Seix Barral, 2011. 220 páginas.
Tit. Or. La délicatesse. Trad. Isabel González-Gallarza.
Nathalie conoce de una manera romántica a François, se casan y son felices. Hasta que muere atropellado y se hunde en la tristeza. Su jefe, con poco tacto, le tira la caña y ella lo rechaza. De manera inexplicable le da un beso a un empleado suyo bastante feucho, empiezan a salir y se enamoran. El jefe se enfada pero luego lo comprende. Fin.

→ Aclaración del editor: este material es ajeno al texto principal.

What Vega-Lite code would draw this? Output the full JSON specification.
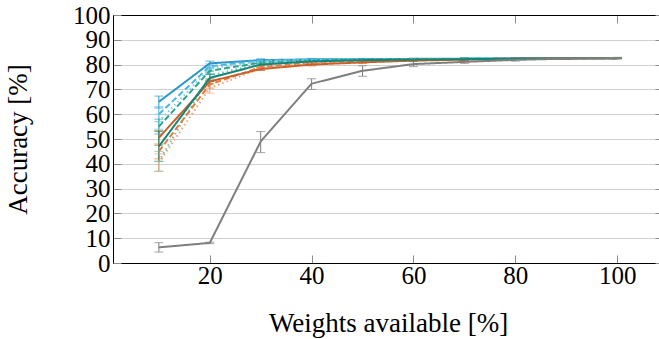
{
  "$schema": "https://vega.github.io/schema/vega-lite/v6.json",
  "width": 550,
  "height": 248,
  "autosize": {"type": "none"},
  "padding": {"left": 113, "top": 15, "right": 0, "bottom": 76},
  "background": "white",
  "config": {
    "view": {"stroke": null},
    "axis": {
      "labelFont": "'Liberation Serif', 'Times New Roman', Times, serif", "titleFont": "'Liberation Serif', 'Times New Roman', Times, serif",
      "labelFontSize": 25, "titleFontSize": 27, "labelColor": "black", "titleColor": "black",
      "titleFontWeight": "normal", "domainColor": "black", "domainWidth": 1,
      "labelOverlap": false, "labelFlush": false,
      "tickColor": "#8c8c8c", "gridColor": "#d0d0d0", "gridWidth": 1
    }
  },
  "data": {"values": [
    {"s":"b1","x":10,"y":65,"lo":62.5,"hi":67.3},{"s":"b1","x":20,"y":80.5,"lo":79.5,"hi":81.4},{"s":"b1","x":30,"y":81.8,"lo":81.3,"hi":82.3},{"s":"b1","x":40,"y":82.1,"lo":81.7,"hi":82.5},{"s":"b1","x":50,"y":82.2,"lo":81.9,"hi":82.5},{"s":"b1","x":60,"y":82.3,"lo":82,"hi":82.6},{"s":"b1","x":70,"y":82.4,"lo":82.1,"hi":82.7},{"s":"b1","x":80,"y":82.5,"lo":82.2,"hi":82.8},{"s":"b1","x":90,"y":82.6,"lo":82.4,"hi":82.8},{"s":"b1","x":100,"y":82.7,"lo":82.5,"hi":82.9},
    {"s":"b2","x":10,"y":60,"lo":57,"hi":63},{"s":"b2","x":20,"y":79.3,"lo":78.3,"hi":80.3},{"s":"b2","x":30,"y":81.6,"lo":81.1,"hi":82.1},{"s":"b2","x":40,"y":82,"lo":81.6,"hi":82.4},{"s":"b2","x":50,"y":82.1,"lo":81.8,"hi":82.4},{"s":"b2","x":60,"y":82.2,"lo":81.9,"hi":82.5},{"s":"b2","x":70,"y":82.3,"lo":82,"hi":82.6},{"s":"b2","x":80,"y":82.4,"lo":82.2,"hi":82.7},{"s":"b2","x":90,"y":82.5,"lo":82.3,"hi":82.7},{"s":"b2","x":100,"y":82.6,"lo":82.4,"hi":82.8},
    {"s":"b3","x":10,"y":57,"lo":54,"hi":60},{"s":"b3","x":20,"y":78.5,"lo":77.3,"hi":79.7},{"s":"b3","x":30,"y":81.3,"lo":80.8,"hi":81.8},{"s":"b3","x":40,"y":81.8,"lo":81.4,"hi":82.2},{"s":"b3","x":50,"y":82,"lo":81.7,"hi":82.3},{"s":"b3","x":60,"y":82.2,"lo":81.9,"hi":82.5},{"s":"b3","x":70,"y":82.3,"lo":82,"hi":82.6},{"s":"b3","x":80,"y":82.4,"lo":82.2,"hi":82.7},{"s":"b3","x":90,"y":82.5,"lo":82.3,"hi":82.7},{"s":"b3","x":100,"y":82.6,"lo":82.4,"hi":82.8},
    {"s":"t2","x":10,"y":55,"lo":52,"hi":58},{"s":"t2","x":20,"y":77.5,"lo":76.3,"hi":78.7},{"s":"t2","x":30,"y":80.8,"lo":80.3,"hi":81.3},{"s":"t2","x":40,"y":81.6,"lo":81.2,"hi":82},{"s":"t2","x":50,"y":82,"lo":81.7,"hi":82.3},{"s":"t2","x":60,"y":82.1,"lo":81.8,"hi":82.4},{"s":"t2","x":70,"y":82.3,"lo":82,"hi":82.6},{"s":"t2","x":80,"y":82.4,"lo":82.2,"hi":82.7},{"s":"t2","x":90,"y":82.5,"lo":82.3,"hi":82.7},{"s":"t2","x":100,"y":82.6,"lo":82.4,"hi":82.8},
    {"s":"t3","x":10,"y":41,"lo":37,"hi":45},{"s":"t3","x":20,"y":75.5,"lo":73.5,"hi":77.5},{"s":"t3","x":30,"y":80.5,"lo":79.9,"hi":81.1},{"s":"t3","x":40,"y":81.5,"lo":81.1,"hi":81.9},{"s":"t3","x":50,"y":81.9,"lo":81.6,"hi":82.2},{"s":"t3","x":60,"y":82.1,"lo":81.8,"hi":82.4},{"s":"t3","x":70,"y":82.3,"lo":82,"hi":82.6},{"s":"t3","x":80,"y":82.4,"lo":82.2,"hi":82.7},{"s":"t3","x":90,"y":82.5,"lo":82.3,"hi":82.7},{"s":"t3","x":100,"y":82.6,"lo":82.4,"hi":82.8},
    {"s":"o2","x":10,"y":45,"lo":42,"hi":48},{"s":"o2","x":20,"y":72,"lo":70.5,"hi":73.5},{"s":"o2","x":30,"y":79,"lo":78.4,"hi":79.6},{"s":"o2","x":40,"y":80.8,"lo":80.3,"hi":81.3},{"s":"o2","x":50,"y":81.5,"lo":81.1,"hi":81.9},{"s":"o2","x":60,"y":82,"lo":81.7,"hi":82.3},{"s":"o2","x":70,"y":82.2,"lo":81.9,"hi":82.5},{"s":"o2","x":80,"y":82.4,"lo":82.2,"hi":82.7},{"s":"o2","x":90,"y":82.5,"lo":82.3,"hi":82.7},{"s":"o2","x":100,"y":82.6,"lo":82.4,"hi":82.8},
    {"s":"o3","x":10,"y":40.5,"lo":37,"hi":44},{"s":"o3","x":20,"y":70.5,"lo":68.5,"hi":72.5},{"s":"o3","x":30,"y":78.5,"lo":77.8,"hi":79.2},{"s":"o3","x":40,"y":80.5,"lo":80,"hi":81},{"s":"o3","x":50,"y":81.3,"lo":80.9,"hi":81.7},{"s":"o3","x":60,"y":81.8,"lo":81.5,"hi":82.1},{"s":"o3","x":70,"y":82.2,"lo":81.9,"hi":82.5},{"s":"o3","x":80,"y":82.4,"lo":82.2,"hi":82.7},{"s":"o3","x":90,"y":82.5,"lo":82.3,"hi":82.7},{"s":"o3","x":100,"y":82.6,"lo":82.4,"hi":82.8},
    {"s":"o1","x":10,"y":50.5,"lo":47.5,"hi":53.5},{"s":"o1","x":20,"y":73.2,"lo":72.2,"hi":74.2},{"s":"o1","x":30,"y":78.2,"lo":77.6,"hi":78.8},{"s":"o1","x":40,"y":80,"lo":79.5,"hi":80.5},{"s":"o1","x":50,"y":80.9,"lo":80.5,"hi":81.3},{"s":"o1","x":60,"y":81.6,"lo":81.3,"hi":81.9},{"s":"o1","x":70,"y":82,"lo":81.7,"hi":82.3},{"s":"o1","x":80,"y":82.3,"lo":82.1,"hi":82.6},{"s":"o1","x":90,"y":82.5,"lo":82.3,"hi":82.7},{"s":"o1","x":100,"y":82.6,"lo":82.4,"hi":82.8},
    {"s":"t1","x":10,"y":47,"lo":41,"hi":53},{"s":"t1","x":20,"y":74.6,"lo":73.2,"hi":76},{"s":"t1","x":30,"y":80,"lo":79.5,"hi":80.5},{"s":"t1","x":40,"y":81.3,"lo":80.9,"hi":81.7},{"s":"t1","x":50,"y":81.8,"lo":81.5,"hi":82.1},{"s":"t1","x":60,"y":82,"lo":81.7,"hi":82.3},{"s":"t1","x":70,"y":82.2,"lo":81.9,"hi":82.5},{"s":"t1","x":80,"y":82.4,"lo":82.2,"hi":82.7},{"s":"t1","x":90,"y":82.5,"lo":82.3,"hi":82.7},{"s":"t1","x":100,"y":82.6,"lo":82.4,"hi":82.8},
    {"s":"g","x":10,"y":6.3,"lo":4.4,"hi":8.2},{"s":"g","x":20,"y":8.1,"lo":7.8,"hi":8.4},{"s":"g","x":30,"y":49,"lo":44.5,"hi":53},{"s":"g","x":40,"y":72.3,"lo":70,"hi":74.3},{"s":"g","x":50,"y":77.5,"lo":75.3,"hi":79.5},{"s":"g","x":60,"y":80.2,"lo":79.2,"hi":81.2},{"s":"g","x":70,"y":81.1,"lo":80.5,"hi":81.7},{"s":"g","x":80,"y":81.9,"lo":81.4,"hi":82.4},{"s":"g","x":90,"y":82.4,"lo":82.1,"hi":82.8},{"s":"g","x":100,"y":82.7,"lo":82.5,"hi":82.9}
  ]},
  "resolve": {"axis": {"x": "independent", "y": "independent"}},
  "layer": [
    {
      "mark": {"type": "rule", "strokeWidth": 1},
      "encoding": {
        "x": {"field": "x", "type": "quantitative", "scale": {"domain": [1, 109], "nice": false},
              "axis": {"orient": "top", "values": [20, 40, 60, 80, 100], "labels": false, "title": null, "grid": false, "tickSize": -8, "domain": true}},
        "y": {"field": "lo", "type": "quantitative", "scale": {"domain": [0, 100], "nice": false},
              "axis": {"orient": "right", "values": [0,10,20,30,40,50,60,70,80,90,100], "labels": false, "title": null, "grid": false, "tickSize": -8, "domain": true}},
        "y2": {"field": "hi"},
        "color": {"field": "s", "type": "nominal", "legend": null,
                  "scale": {"domain": ["b1","b2","b3","t2","t3","o2","o3","o1","t1","g"],
                            "range": ["#2a97cc","#49b6e4","#7fcbee","#2ba58f","#62c2ad","#e67a3c","#f2a27a","#c9622a","#10877a","#7f7f7f"]}}
      }
    },
    {
      "mark": {"type": "tick", "orient": "horizontal", "size": 9, "thickness": 1},
      "encoding": {
        "x": {"field": "x", "type": "quantitative", "scale": {"domain": [1, 109], "nice": false}, "axis": null},
        "y": {"field": "lo", "type": "quantitative", "scale": {"domain": [0, 100], "nice": false}, "axis": null},
        "color": {"field": "s", "type": "nominal", "legend": null}
      }
    },
    {
      "mark": {"type": "tick", "orient": "horizontal", "size": 9, "thickness": 1},
      "encoding": {
        "x": {"field": "x", "type": "quantitative", "scale": {"domain": [1, 109], "nice": false}, "axis": null},
        "y": {"field": "hi", "type": "quantitative", "scale": {"domain": [0, 100], "nice": false}, "axis": null},
        "color": {"field": "s", "type": "nominal", "legend": null}
      }
    },
    {
      "mark": {"type": "line", "strokeWidth": 2},
      "encoding": {
        "x": {"field": "x", "type": "quantitative", "scale": {"domain": [1, 109], "nice": false},
              "axis": {"orient": "bottom", "values": [20, 40, 60, 80, 100], "title": "Weights available [%]", "grid": false, "tickSize": -8, "labelPadding": 8, "titlePadding": 22}},
        "y": {"field": "y", "type": "quantitative", "scale": {"domain": [0, 100], "nice": false},
              "axis": {"orient": "left", "values": [0,10,20,30,40,50,60,70,80,90,100], "title": "Accuracy [%]", "grid": true, "tickSize": -8, "labelPadding": 11, "titlePadding": 40}},
        "color": {"field": "s", "type": "nominal", "legend": null},
        "strokeDash": {"field": "s", "type": "nominal", "legend": null,
                       "scale": {"domain": ["b1","b2","b3","t2","t3","o2","o3","o1","t1","g"],
                                 "range": [[1,0],[6,3],[1.5,3],[6,3],[1.5,3],[6,3],[1.5,3],[1,0],[1,0],[1,0]]}}
      }
    }
  ]
}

El libro tiene diez premios y ha sido finalista de otros gordos. Y yo me pregunto ¿En serio? ¿De verdad esta filfa ha conseguido todo eso y que además hagan una película? Si me pinchan no sangro. La historia es trivial, los personajes ramplones, la prosa de usar y tirar… algunas páginas me han dado vergüenza ajena. No todo es malo, la cena con el jefe no está mal, pero en general es un libro muy flojo. Completamente prescindible.
Se suele aconsejar a los escritores nóveles que lean libros malos, en teoría para aprender lo que no debe hacerse. Pero creo que el motivo es otro, terapéutico. Si uno lee a Cortázar se deprime, porque piensa -con razón- que ni en su mejor momento de inspiración podrá escribir algo que sea la mitad de bueno. Pero si te lees un libro como éste, tan malo y con tantos premios piensas que hay sitio para todos, y para ti también.
Calificación: Malo.
No podía trabajar. Después de aclarar las cosas con Nathalie, aquella noche en que había habido tantos empates en la liga de fútbol, se había resignado. Ello había originado incluso en su vida, por lo absurdo del mecanismo sensual, un renacer con su mujer. Durante semanas, no habían dejado de hacer el amor, de reencontrarse a través del cuerpo. Se podía hablar incluso de una época magnífica. A veces es mucho más emocionante recuperar un viejo amor que descubrir uno nuevo. Y luego la agonía se había reanudado despacio, como una risa malévola: ¿cómo habían podido creer que volvían a quererse? Aquello había sido una transición, un paréntesis en forma de desesperación disfrazada, una ligera llanura entre dos montañas patéticas.
Charles se sentía desgastado y cansado. Estaba hasta el gorro de Suecia y de los suecos. De su estresante costumbre de intentar siempre mantener la calma, de no gritar nunca al teléfono. Esa manera que tenían de ser tan «zen», y de ofrecer masajes a los empleados. Todo ese buen rollo empezaba a ponerlo nervioso. Echaba de menos la histeria mediterránea, y a veces soñaba con hacer negocios con vendedores de alfombras. En ese contexto había encajado la información sobre la vida privada de Nathalie. Desde entonces, no dejaba de pensar en ese hombre, ese tal Markus. ¿Cómo había conseguido, con un nombre tan estúpido, seducir a Nathalie? No se lo había querido creer. Tenía motivos para saber que el corazón de Nathalie era como un espejismo de oasis; en cuanto te acercabas, se desdibujaba. Pero eso era distinto. Su reacción exagerada parecía confirmar el rumor. Oh, no, no podía ser. Nunca podría soportarlo. «¿Cómo lo ha conseguido?», no dejaba de repetirse Charles. El sueco debía de haberla embrujado, o algo así. Debía de haberla dormido, hipnotizado, debía de haberle dado un bebedizo. Sólo podía ser eso. La había encontrado tan distinta. Sí, quizá fuera eso lo que más le había dolido: ya no era su Nathalie. Algo había cambiado. Una verdadera modificación. Así que no veía más que una solución: llamar a su despacho a ese tal Markus para ver de qué pie cojeaba. Para descubrir su secreto.